Annual Report 'good reading' in challenging times
Mon 19 Sep 2016
The Taranaki Regional Council finished the 2015/2016 year in a strong financial position, its record intact as one of the country’s lowest rating local authorities.
The Annual Report, adopted by the Council today (19 September), shows an end-of-year surplus of $963,000. Expenditure was $373,000 over budget, in large part due to unbudgeted emergency funding to assist those in need following winter storm damage last year.
“We believe the report is good reading,” says the Council Chairman, David MacLeod.

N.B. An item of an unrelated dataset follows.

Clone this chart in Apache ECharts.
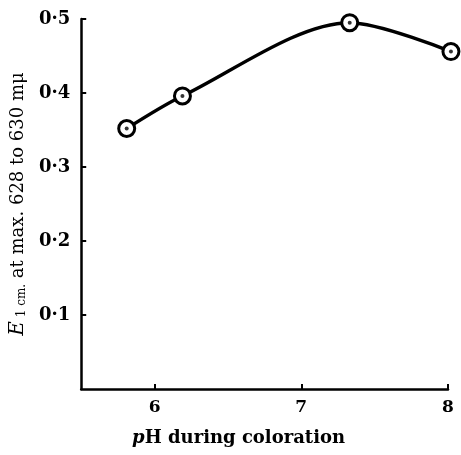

“At a time when many sectors of the regional community are facing increased pressures, all of us at the Council are more mindful than ever of our responsibility to be as efficient as possible in our mission to work for a thriving and prosperous region.”
Highlights of the year included:
• More encouraging results from the Council’s state of the environment monitoring, most especially for Taranaki’s crucial freshwater resource.
• The Council’s flagship freshwater project, the Riparian Management Programme, going from strength to strength. By the end of June 2016, more than 4.3 million native plants had been supplied to landowners.
• Completion, on time and within budget, of the $3.4 million project to increase Waitara’s flood protection to a one-in-100-year standard.
• Good progress in the redevelopment of Pukeiti.
• Years of advocacy by the Council bearing fruit with the Government’s announcement in January of multimillion-dollar bypass projects at Mt Messenger and Awakino Tunnel.
• Responding to 585 reports and complaints of pollution and other environmental incidents.
• Processing 100% of resource consents within RMA timeframes for the 16th straight year.
• Extending the coverage of Biodiversity Plans to 3,370ha of ecologically important habitats on private land.
• Exceeding 605,600 passenger trips on Council-provided bus services.
Mr MacLeod says the Council puts a high priority on community engagement, and this is reflected in its record. Last year, for example, Council staff talked to landowners on approximately 9,500 occasions to help them implement plans to protect land and water, and met with thousands of others to discuss and progress good water management.
“We will continue to engage and work with people so that together, we can make Taranaki the place we all want it to be,” he says.
The full Annual Report will be published on the Council website, www.trc.govt.nz, and a summary will be distributed with community newspapers in mid October.